The light aeroplane field next attracted attention and Girling brakes were designed for types of De Havilland and Taylor Aircraft.
In 1943 New Hudson, Ltd., became an associate of Joseph Lucas, Ltd., and the firm’s name was changed to Girling, Ltd. The new firm combined the resources of Bendix, another Lucas Associated Company, and New Hudson. The Luvax Shock Absorber Company was added to Girling, Ltd., in 1944, opening up a new field of activity. Subsequent rapid expansion created a need for a larger factory and production was transferred to a large modern works at Cwmbran, Monmouthshire, taken over from the Ministry of Aircraft Production. Headquarters, engineering and service departments remained at Tyseley.
The immediate post-war years were extremely busy ones for Girling’s who played a full part in the production and export drive that characterised the whole motor industry on its return to a peacetime footing. Brake design continued to advance and hydraulic systems, mainly as a result of the linkage problems inherent in independent front suspension systems, replaced mechanical brakes. Although Girling’s had long been specialists in mechanical braking they made rapid strides in hydraulic technique. Currently the majority of all brakes they produce, both front and rear, are hydraulic.

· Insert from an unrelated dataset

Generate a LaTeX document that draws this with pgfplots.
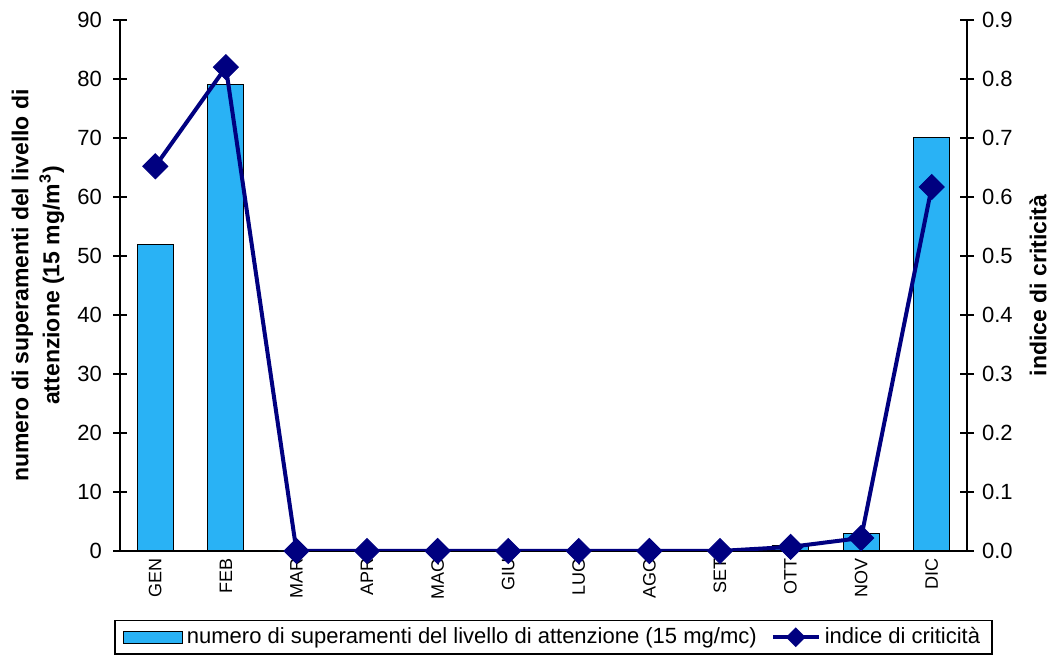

Last year, consequent upon their experience with disc brakes for fighting vehicles during the war, Girling’s, after intensive development work, introduced a disc brake (incorporating patents licensed from the Dunlop Rubber Company) for motor cars and commercial vehicles. This development, while still in its early stages, is undoubtedly the biggest step forward in brake design for many years. Its adoption as a production feature cannot be long delayed.

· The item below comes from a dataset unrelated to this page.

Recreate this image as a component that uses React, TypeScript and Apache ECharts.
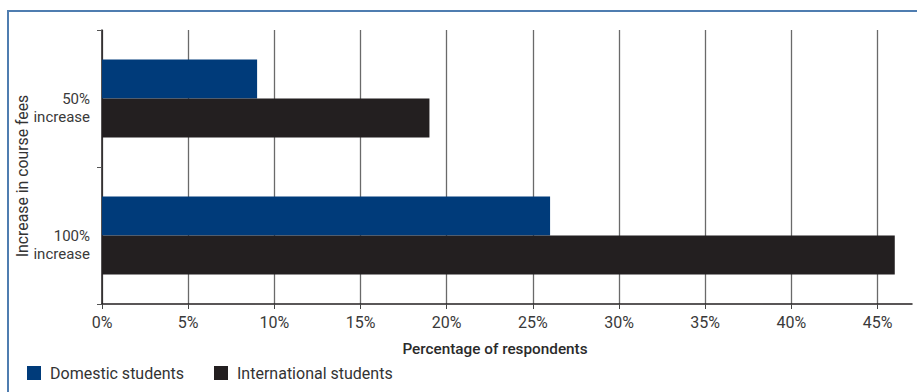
import React, { useEffect, useRef } from "react";
import * as echarts from "echarts";

const categories = ["50%\nincrease", "100%\nincrease"];
const domestic = [9, 26];
const international = [19, 46];
const xTicks = [0, 5, 10, 15, 20, 25, 30, 35, 40, 45];
const seriesNames = ["Domestic students", "International students"];
const xTitle = "Percentage of respondents";
const yTitle = "Increase in course fees";

const FONT = "Roboto, 'Liberation Sans', Arial, sans-serif";

export default function App() {
  const ref = useRef<HTMLDivElement>(null);
  useEffect(() => {
    if (!ref.current) return;
    const chart = echarts.init(ref.current, null, { renderer: "svg" });
    chart.setOption({
      animation: false,
      textStyle: { fontFamily: FONT },
      graphic: [
        {
          type: "line",
          shape: { x1: 8, y1: 11, x2: 917, y2: 11 },
          style: { stroke: "#4f7db0", lineWidth: 2 },
        },
        {
          type: "line",
          shape: { x1: 8, y1: 10, x2: 8, y2: 392 },
          style: { stroke: "#4f7db0", lineWidth: 2 },
        },
        {
          type: "text",
          x: 22,
          y: 176,
          rotation: Math.PI / 2,
          style: {
            text: yTitle,
            fontSize: 15.8,
            fontFamily: FONT,
            fill: "#333",
            align: "center",
            verticalAlign: "middle",
          },
        },
        {
          type: "text",
          x: 495,
          y: 349,
          style: {
            text: xTitle,
            fontSize: 15.3,
            fontWeight: 500,
            fontFamily: FONT,
            fill: "#2a2a2a",
            align: "center",
            verticalAlign: "middle",
          },
        },
      ],
      legend: {
        left: 22,
        top: 360,
        itemWidth: 14,
        itemHeight: 14,
        itemGap: 30,
        icon: "rect",
        textStyle: { fontSize: 16, color: "#333", fontFamily: FONT, padding: [0, 0, 0, 4] },
        data: seriesNames,
      },
      grid: { left: 102, right: 5, top: 30, bottom: 88, containLabel: false },
      xAxis: {
        type: "value",
        min: 0,
        max: 47,
        interval: 5,
        axisLine: { show: true, lineStyle: { color: "#231f20", width: 1.5 } },
        axisTick: { show: true, length: 5, customValues: xTicks, lineStyle: { color: "#444" } },
        axisLabel: {
          customValues: xTicks,
          formatter: "{value}%",
          fontSize: 16,
          color: "#3a3a3a",
          margin: 10,
          fontFamily: FONT,
        },
        splitLine: { show: true, lineStyle: { color: "#6a6a6a", width: 1.3 } },
      },
      yAxis: {
        type: "category",
        inverse: true,
        data: categories,
        axisLine: { show: true, lineStyle: { color: "#231f20", width: 1.5 } },
        axisTick: { show: true, length: 5, alignWithLabel: false, lineStyle: { color: "#555" } },
        axisLabel: {
          fontSize: 15,
          color: "#3a3a3a",
          margin: 12,
          lineHeight: 18,
          align: "right",
          fontFamily: FONT,
          formatter: (v: string) => "{s| }\n" + v,
          rich: { s: { lineHeight: 18, fontSize: 10 } },
        },
      },
      series: [
        {
          name: seriesNames[0],
          type: "bar",
          data: domestic,
          barGap: "0%",
          barCategoryGap: "43%",
          itemStyle: { color: "#003b7a" },
        },
        {
          name: seriesNames[1],
          type: "bar",
          data: international,
          barGap: "0%",
          barCategoryGap: "43%",
          itemStyle: { color: "#231f20" },
        },
      ],
    });
    return () => chart.dispose();
  }, []);
  return <div ref={ref} style={{ width: 917, height: 392, position: "absolute", left: 0, top: 0 }} />;
}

Mounting interest and activity in the sporting field led some years ago to the formation of a special racing department which now looks after the requirements of hundreds of racing and sports cars each year.
From a reader comes a clipping out of The Australian Women’s Weekly containing news of Fay Taylour. She attracted the attention of that journal’s staff reporter Sheila Patrick when she was ordering special racing overalls in pretty pale blue to match her V8 60 racing car. Fay expressed the view that looking attractive is nearly as important in racing as good driving. Fay took Sheila Patrick for a 100-m.p.h. trip in her “hepped-up” TD M.G., which bears her name on its doors. It says much that the Australian lady reporter stood up to this, screen flat, until three or four fast, sliding turns caused her to suggest going home. It’s a great life, girls ! What intrigued us is that Fay looked for the nearest park in which to do her 100-m.p.h. safely fast-ing. Imagine going to one of England’s Royal parks for some dicing!

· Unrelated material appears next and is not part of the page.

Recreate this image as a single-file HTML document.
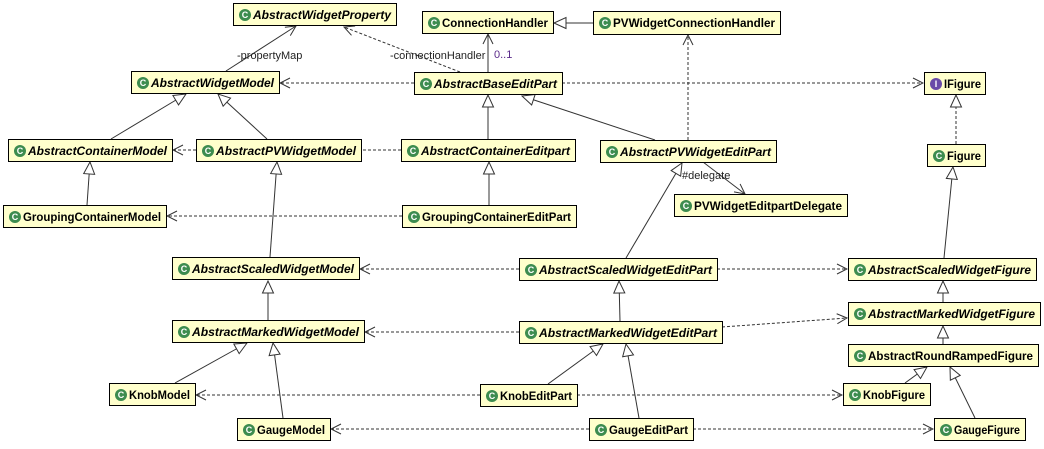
<!DOCTYPE html>
<html><head><meta charset="utf-8"><style>
body{margin:0;background:#fff;width:1044px;height:444px;overflow:hidden}
svg text{font-family:"Liberation Sans",Arial,sans-serif}
.n{font-size:12px;font-weight:bold;fill:#000}
.i{font-style:italic}
.l{font-size:11px;fill:#222}
.s{stroke:#333;stroke-width:1;fill:none}
.d{stroke:#333;stroke-width:1;fill:none;stroke-dasharray:3,2}
</style></head><body>
<svg width="1044" height="444" xmlns="http://www.w3.org/2000/svg">
<defs>
<marker id="o" viewBox="0 0 12 12" refX="11" refY="6" markerWidth="12" markerHeight="12" markerUnits="userSpaceOnUse" orient="auto"><path d="M1,1 L11,6 L1,11" fill="none" stroke="#333" stroke-width="1"/></marker>
<marker id="t" viewBox="0 0 14 14" refX="13" refY="7" markerWidth="14" markerHeight="14" markerUnits="userSpaceOnUse" orient="auto"><path d="M1,1.5 L13,7 L1,12.5 Z" fill="#fff" stroke="#333" stroke-width="1"/></marker>
</defs>
<g>
<line class="s" x1="226" y1="71" x2="296" y2="26" marker-end="url(#o)"/>
<text class="l" x="237" y="59">-propertyMap</text>
<line class="d" x1="460" y1="72" x2="344" y2="27" marker-end="url(#o)"/>
<text class="l" x="390" y="59">-connectionHandler</text>
<line class="s" x1="488" y1="72" x2="488" y2="34" marker-end="url(#o)"/>
<text class="l" x="494" y="58" style="fill:#5a2a8a">0..1</text>
<line class="s" x1="593" y1="23" x2="554" y2="23" marker-end="url(#t)"/>
<line class="d" x1="414" y1="83" x2="280" y2="83" marker-end="url(#o)"/>
<line class="d" x1="562" y1="83" x2="923" y2="83" marker-end="url(#o)"/>
<line class="s" x1="111" y1="139" x2="186" y2="94" marker-end="url(#t)"/>
<line class="s" x1="267" y1="139" x2="218" y2="94" marker-end="url(#t)"/>
<line class="d" x1="401" y1="150" x2="173" y2="150" marker-end="url(#o)"/>
<line class="s" x1="87" y1="205" x2="90" y2="162" marker-end="url(#t)"/>
<line class="d" x1="402" y1="216" x2="167" y2="216" marker-end="url(#o)"/>
<line class="s" x1="488" y1="139" x2="488" y2="95" marker-end="url(#t)"/>
<line class="s" x1="489" y1="205" x2="489" y2="162" marker-end="url(#t)"/>
<line class="s" x1="655" y1="140" x2="522" y2="96" marker-end="url(#t)"/>
<line class="d" x1="688" y1="140" x2="688" y2="35" marker-end="url(#o)"/>
<line class="s" x1="703" y1="162" x2="745" y2="194" marker-end="url(#o)"/>
<text class="l" x="682" y="179">#delegate</text>
<line class="s" x1="626" y1="258" x2="682" y2="163" marker-end="url(#t)"/>
<line class="s" x1="270" y1="257" x2="277" y2="162" marker-end="url(#t)"/>
<line class="d" x1="519" y1="269" x2="360" y2="269" marker-end="url(#o)"/>
<line class="d" x1="717" y1="269" x2="847" y2="269" marker-end="url(#o)"/>
<line class="s" x1="268" y1="320" x2="268" y2="281" marker-end="url(#t)"/>
<line class="s" x1="620" y1="321" x2="619" y2="281" marker-end="url(#t)"/>
<line class="d" x1="519" y1="332" x2="365" y2="332" marker-end="url(#o)"/>
<line class="d" x1="722" y1="327" x2="847" y2="318" marker-end="url(#o)"/>
<line class="s" x1="944" y1="258" x2="953" y2="167" marker-end="url(#t)"/>
<line class="d" x1="956" y1="144" x2="956" y2="95" marker-end="url(#t)"/>
<line class="s" x1="943" y1="302" x2="943" y2="281" marker-end="url(#t)"/>
<line class="s" x1="943" y1="344" x2="943" y2="326" marker-end="url(#t)"/>
<line class="s" x1="905" y1="383" x2="927" y2="367" marker-end="url(#t)"/>
<line class="s" x1="975" y1="418" x2="950" y2="367" marker-end="url(#t)"/>
<line class="s" x1="175" y1="383" x2="247" y2="343" marker-end="url(#t)"/>
<line class="s" x1="283" y1="418" x2="273" y2="343" marker-end="url(#t)"/>
<line class="s" x1="548" y1="384" x2="603" y2="344" marker-end="url(#t)"/>
<line class="s" x1="639" y1="418" x2="626" y2="344" marker-end="url(#t)"/>
<line class="d" x1="480" y1="395" x2="196" y2="395" marker-end="url(#o)"/>
<line class="d" x1="577" y1="395" x2="842" y2="395" marker-end="url(#o)"/>
<line class="d" x1="589" y1="429" x2="331" y2="429" marker-end="url(#o)"/>
<line class="d" x1="693" y1="429" x2="933" y2="429" marker-end="url(#o)"/>
</g>
<g stroke="#000" stroke-width="1" fill="#ffffcc">
<rect x="233.5" y="3.5" width="163" height="22"/>
<rect x="131.5" y="71.5" width="148" height="22"/>
<rect x="8.5" y="139.5" width="164" height="22"/>
<rect x="196.5" y="139.5" width="165" height="22"/>
<rect x="3.5" y="205.5" width="163" height="22"/>
<rect x="422.5" y="11.5" width="131" height="22"/>
<rect x="593.5" y="11.5" width="187" height="23"/>
<rect x="414.5" y="72.5" width="148" height="22"/>
<rect x="401.5" y="139.5" width="174" height="22"/>
<rect x="600.5" y="140.5" width="176" height="22"/>
<rect x="674.5" y="194.5" width="173" height="22"/>
<rect x="402.5" y="205.5" width="174" height="22"/>
<rect x="924.5" y="72.5" width="61" height="22"/>
<rect x="927.5" y="144.5" width="58" height="22"/>
<rect x="172.5" y="257.5" width="187" height="22"/>
<rect x="519.5" y="258.5" width="198" height="22"/>
<rect x="848.5" y="258.5" width="188" height="22"/>
<rect x="172.5" y="320.5" width="192" height="22"/>
<rect x="519.5" y="321.5" width="203" height="22"/>
<rect x="848.5" y="302.5" width="192" height="23"/>
<rect x="848.5" y="344.5" width="190" height="22"/>
<rect x="109.5" y="383.5" width="86" height="22"/>
<rect x="480.5" y="384.5" width="97" height="22"/>
<rect x="843.5" y="383.5" width="87" height="22"/>
<rect x="237.5" y="418.5" width="93" height="22"/>
<rect x="589.5" y="418.5" width="104" height="22"/>
<rect x="934.5" y="418.5" width="91" height="22"/>
</g>
<g fill="#3d8c4f">
<circle cx="245" cy="15" r="6"/><circle cx="143" cy="83" r="6"/><circle cx="20" cy="151" r="6"/><circle cx="208" cy="151" r="6"/><circle cx="15" cy="217" r="6"/>
<circle cx="434" cy="23" r="6"/><circle cx="605" cy="23" r="6"/><circle cx="426" cy="84" r="6"/><circle cx="413" cy="151" r="6"/><circle cx="612" cy="152" r="6"/><circle cx="686" cy="206" r="6"/><circle cx="414" cy="217" r="6"/>
<circle cx="939" cy="156" r="6"/><circle cx="184" cy="269" r="6"/><circle cx="531" cy="270" r="6"/><circle cx="860" cy="270" r="6"/><circle cx="184" cy="332" r="6"/><circle cx="531" cy="333" r="6"/><circle cx="860" cy="314" r="6"/><circle cx="860" cy="356" r="6"/>
<circle cx="121" cy="395" r="6"/><circle cx="492" cy="396" r="6"/><circle cx="855" cy="395" r="6"/><circle cx="249" cy="430" r="6"/><circle cx="601" cy="430" r="6"/><circle cx="946" cy="430" r="6"/>
</g>
<circle cx="936" cy="84" r="6" fill="#6a4aa8"/>
<g font-size="9" font-weight="bold" fill="#fff" text-anchor="middle" style="font-family:'Liberation Sans',sans-serif">
<text x="245" y="18">C</text><text x="143" y="86">C</text><text x="20" y="154">C</text><text x="208" y="154">C</text><text x="15" y="220">C</text>
<text x="434" y="26">C</text><text x="605" y="26">C</text><text x="426" y="87">C</text><text x="413" y="154">C</text><text x="612" y="155">C</text><text x="686" y="209">C</text><text x="414" y="220">C</text>
<text x="939" y="159">C</text><text x="184" y="272">C</text><text x="531" y="273">C</text><text x="860" y="273">C</text><text x="184" y="335">C</text><text x="531" y="336">C</text><text x="860" y="317">C</text><text x="860" y="359">C</text>
<text x="121" y="398">C</text><text x="492" y="399">C</text><text x="855" y="398">C</text><text x="249" y="433">C</text><text x="601" y="433">C</text><text x="946" y="433">C</text>
<text x="936" y="87">I</text>
</g>
<g lengthAdjust="spacingAndGlyphs">
<text class="n i" x="253" y="19" textLength="138" lengthAdjust="spacingAndGlyphs">AbstractWidgetProperty</text>
<text class="n i" x="151" y="87" textLength="123" lengthAdjust="spacingAndGlyphs">AbstractWidgetModel</text>
<text class="n i" x="28" y="155" textLength="139" lengthAdjust="spacingAndGlyphs">AbstractContainerModel</text>
<text class="n i" x="216" y="155" textLength="140" lengthAdjust="spacingAndGlyphs">AbstractPVWidgetModel</text>
<text class="n" x="23" y="221" textLength="138" lengthAdjust="spacingAndGlyphs">GroupingContainerModel</text>
<text class="n" x="442" y="27" textLength="106" lengthAdjust="spacingAndGlyphs">ConnectionHandler</text>
<text class="n" x="613" y="27" textLength="162" lengthAdjust="spacingAndGlyphs">PVWidgetConnectionHandler</text>
<text class="n i" x="434" y="88" textLength="123" lengthAdjust="spacingAndGlyphs">AbstractBaseEditPart</text>
<text class="n i" x="421" y="155" textLength="149" lengthAdjust="spacingAndGlyphs">AbstractContainerEditpart</text>
<text class="n i" x="620" y="156" textLength="151" lengthAdjust="spacingAndGlyphs">AbstractPVWidgetEditPart</text>
<text class="n" x="694" y="210" textLength="148" lengthAdjust="spacingAndGlyphs">PVWidgetEditpartDelegate</text>
<text class="n" x="422" y="221" textLength="149" lengthAdjust="spacingAndGlyphs">GroupingContainerEditPart</text>
<text class="n" x="944" y="88" textLength="37" lengthAdjust="spacingAndGlyphs">IFigure</text>
<text class="n" x="947" y="160" textLength="34" lengthAdjust="spacingAndGlyphs">Figure</text>
<text class="n i" x="192" y="273" textLength="162" lengthAdjust="spacingAndGlyphs">AbstractScaledWidgetModel</text>
<text class="n i" x="539" y="274" textLength="173" lengthAdjust="spacingAndGlyphs">AbstractScaledWidgetEditPart</text>
<text class="n i" x="868" y="274" textLength="163" lengthAdjust="spacingAndGlyphs">AbstractScaledWidgetFigure</text>
<text class="n i" x="192" y="336" textLength="167" lengthAdjust="spacingAndGlyphs">AbstractMarkedWidgetModel</text>
<text class="n i" x="539" y="337" textLength="178" lengthAdjust="spacingAndGlyphs">AbstractMarkedWidgetEditPart</text>
<text class="n i" x="868" y="318" textLength="167" lengthAdjust="spacingAndGlyphs">AbstractMarkedWidgetFigure</text>
<text class="n" x="868" y="360" textLength="165" lengthAdjust="spacingAndGlyphs">AbstractRoundRampedFigure</text>
<text class="n" x="129" y="399" textLength="61" lengthAdjust="spacingAndGlyphs">KnobModel</text>
<text class="n" x="500" y="400" textLength="72" lengthAdjust="spacingAndGlyphs">KnobEditPart</text>
<text class="n" x="863" y="399" textLength="62" lengthAdjust="spacingAndGlyphs">KnobFigure</text>
<text class="n" x="257" y="434" textLength="68" lengthAdjust="spacingAndGlyphs">GaugeModel</text>
<text class="n" x="609" y="434" textLength="79" lengthAdjust="spacingAndGlyphs">GaugeEditPart</text>
<text class="n" x="954" y="434" textLength="66" lengthAdjust="spacingAndGlyphs">GaugeFigure</text>
</g>
</svg>
</body></html>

The article refers to “one of Fay’s proudest achievements” as the breaking of Sir Malcolm Campbell’s record at Brooklands Track at 124 m.p.h. Not only can we find no account of this in “The Story of Brooklands,” but Fay Taylour does not appear to have held a B.A.R.C. 120-m.p.h. badge. Did any of the ladies ? Yes, Mrs. E. M. Thomas, Mrs. Wisdom, Kay Petre, Gwenda Stewart and Margaret Allen, while Kay and Gwenda were also entitled to display 130-m.p.h. badges. Quit shooting a line, Fay!
Photo — Triumph Sports Model
Modified — the Triumph Sports Model which was shown at Earls Court in its production form. The performance has been stepped up, in the firm’s hand-outs, from 0-50 m.p.h in 11-1/2 sec. and 0-60 m.p.h. in 15-1/2 sec. to 9 sec. and 13 sec., respectively; speed remains at 90 m.p.h. and m.p.g. at 24.